“Como vai ser hoje? Com o martelo ou com o bastão? Eu queria com porrada de três em pipa, mas infelizmente o Doutor Christian Hell reformou-se e só com dois barrigudos não há operação que se faça em termos”. Eram este tipo de comentários que até aqui todos podíamos ouvir, quando nos sentávamos à espera da nossa vez de ser anestesiados e posteriormente operados. Mas isso chegou ao fim. Tudo porque, na passada semana, num dia que nós podemos desde já afirmar em exclusivo que se situou entre Domingo e Segunda, o Dr. Crawford Long realizou pela primeira vez na história uma cirurgia com anestesia. A operação foi um sucesso como relatou a um jornalista menos dotado do que eu o Sr. Long – “A operação foi um sucesso”. Quando eu, e apenas eu, tive a sensatez de ver que só esta declaração não adiantava de nada, e perguntei ao excelentíssimo senhor doutor questões mesmo boas, ele respondeu “Foi um sucesso, porque o paciente cooperou connosco. Antigamente, por incrível que pareça, os utentes revelavam-se muito difíceis de operar! “AI, que dor enorme! VOU MORRER VOU MORRER!” eu estava farto de ouvir isto de mariquinhas que não aguentavam uma amputação de pernas, braços e uma orelha sem dar um espectáculo digno do Filipe La Féria. Mas hoje felizmente tudo correu pelo melhor”. Um jornalista muito belo e inteligente, que só mais tarde vim a perceber ser o meu reflexo num espelho, perguntou ao médico que tinha ele contra o Filipe La Féria. “Nada”- respondeu o doutor - “mas o pessoal do departamento de psiquiatria é capaz de não ter a mesma opinião que eu!”.
Quanto ao doente que foi operado, tinha apenas maravilhas a dizer. “Foi, simplesmente, mágico.

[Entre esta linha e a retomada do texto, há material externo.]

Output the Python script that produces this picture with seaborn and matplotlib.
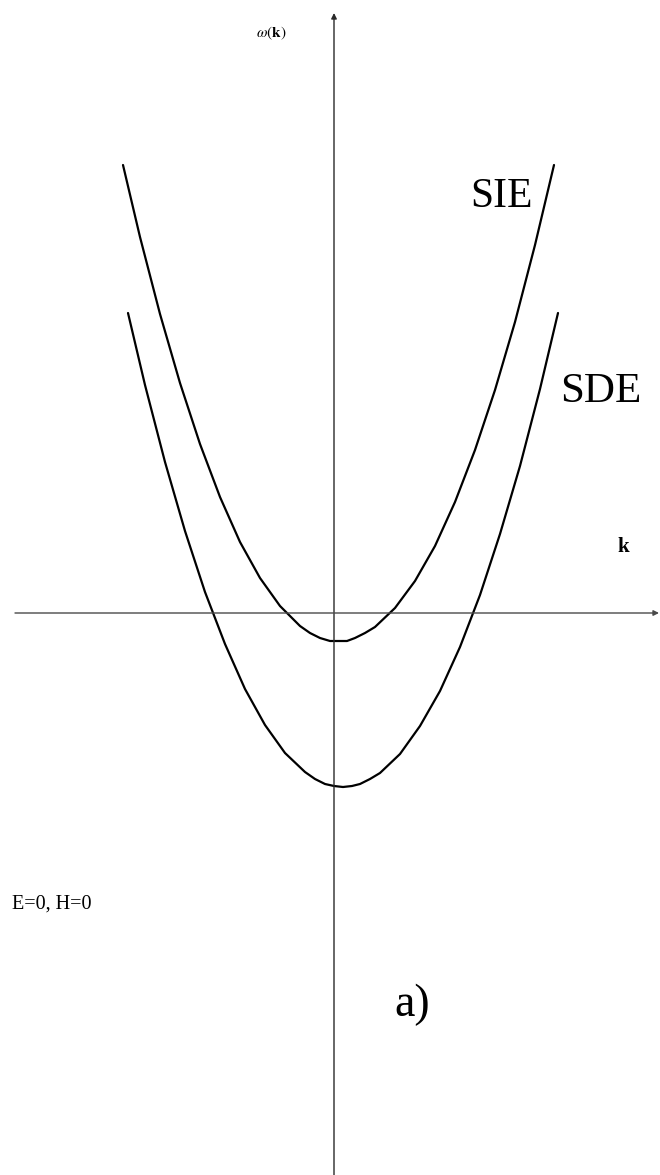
import pandas as pd
import matplotlib
matplotlib.use('Agg')
import matplotlib.pyplot as plt
import seaborn as sns

# dispersion curves (k, omega)
sie_k = [-2.11, -1.94, -1.74, -1.54, -1.34, -1.14, -0.94, -0.74, -0.54, -0.34, -0.24, -0.14, -0.04,
         0.04, 0.13, 0.21, 0.31, 0.41, 0.61, 0.81, 1.01, 1.21, 1.41, 1.61, 1.81, 2.01, 2.20]
sie_w = [4.48, 3.76, 2.99, 2.30, 1.69, 1.16, 0.71, 0.35, 0.07, -0.13, -0.20, -0.25, -0.28,
         -0.28, -0.28, -0.25, -0.20, -0.14, 0.05, 0.32, 0.67, 1.11, 1.63, 2.23, 2.91, 3.68, 4.48]

sde_k = [-2.06, -1.89, -1.69, -1.49, -1.29, -1.09, -0.89, -0.69, -0.49, -0.29, -0.19, -0.09, 0.00,
         0.09, 0.18, 0.26, 0.36, 0.46, 0.66, 0.86, 1.06, 1.26, 1.46, 1.66, 1.86, 2.06, 2.24]
sde_w = [3.00, 2.28, 1.51, 0.82, 0.21, -0.31, -0.76, -1.12, -1.40, -1.59, -1.66, -1.71, -1.73,
         -1.74, -1.73, -1.71, -1.66, -1.60, -1.41, -1.13, -0.78, -0.34, 0.18, 0.79, 1.47, 2.24, 3.00]

curve_labels = ['SIE', 'SDE']
corner_note = 'E=0, H=0'
panel_tag = 'a)'

df = pd.concat([
    pd.DataFrame({'k': sie_k, 'w': sie_w, 'branch': 'SIE'}),
    pd.DataFrame({'k': sde_k, 'w': sde_w, 'branch': 'SDE'}),
], ignore_index=True)

sns.set_style('white')
plt.rcParams['font.family'] = ['Liberation Serif', 'DejaVu Serif']
plt.rcParams['mathtext.fontset'] = 'stix'
plt.rcParams['text.color'] = 'black'

fig = plt.figure(figsize=(6.6, 11.75), dpi=100)
ax = fig.add_axes([0, 0, 1, 1])
ax.set_xlim(-3.34, 3.26)
ax.set_ylim(-5.62, 6.13)
ax.axis('off')

# coordinate axes with arrow heads
ax.annotate('', xy=(0, 6.00), xytext=(0, -5.62),
            arrowprops=dict(arrowstyle='-|>', lw=1.0, color='#2a2a2a', mutation_scale=8,
                            shrinkA=0, shrinkB=0))
ax.annotate('', xy=(3.25, 0), xytext=(-3.19, 0),
            arrowprops=dict(arrowstyle='-|>', lw=1.0, color='#4a4a4a', mutation_scale=8,
                            shrinkA=0, shrinkB=0))

sns.lineplot(data=df, x='k', y='w', units='branch', estimator=None, sort=False,
             color='black', lw=1.6, ax=ax, legend=False)

ax.text(1.36, 4.06, curve_labels[0], fontsize=30, va='baseline', ha='left', color='black')
ax.text(2.26, 2.11, curve_labels[1], fontsize=31, va='baseline', ha='left', color='black')
ax.text(-0.78, 5.76, r'$\omega(\mathbf{k})$', fontsize=11, va='baseline', ha='left', color='black')
ax.text(2.83, 0.61, 'k', fontsize=15, fontweight='bold', va='baseline', ha='left', color='black')
ax.text(-3.22, -2.96, corner_note, fontsize=14.5, va='baseline', ha='left', color='black')
ax.text(0.60, -4.03, panel_tag, fontsize=33, va='baseline', ha='left', color='black')

fig.savefig('out.png', dpi=100)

Eu já tinha sido operado duas vezes, e lembro-me de não ter gostado. Especialmente quando me davam porrada até eu desmaiar ou me mandavam a cabeça contra um poste. Mas parece que tudo depende da pessoa que nos opera. Com o Dr. Long foi só levar uma vacina no rabo, dois os três sopapos (para dar sorte, disse ele) e pumba! Quando dei por mim, estava deitado com o meu pâncreas removido e a minha cara só medianamente negra!”.
Também as enfermeiras do hospital se revelaram muito satisfeitas, não tanto com este avanço médico, como com a minha disponibilidade de ir espreitá-las ao vestiário. Mas ainda assim estavam todas muito contentes, tirando, claro, aquela que insistiu em me denunciar à polícia.*
No que às anestesias diz respeito, estima-se que possam começar a ser distribuídas por todo o Mundo (e também na Etiópia) daqui a cerca de um mês. Até lá, aproveite caro leitor para se despedir do martelo de aço inoxidável com que costumava ficar a ver estrelas. Pode ser a sua última vez.
*Acabo de ler a queixa que foi feita. Afinal, TODAS as enfermeiras fizeram queixas de mim. Triste, muito triste... Uma pessoa tenta ser simpática e é assim que lhe agradecem!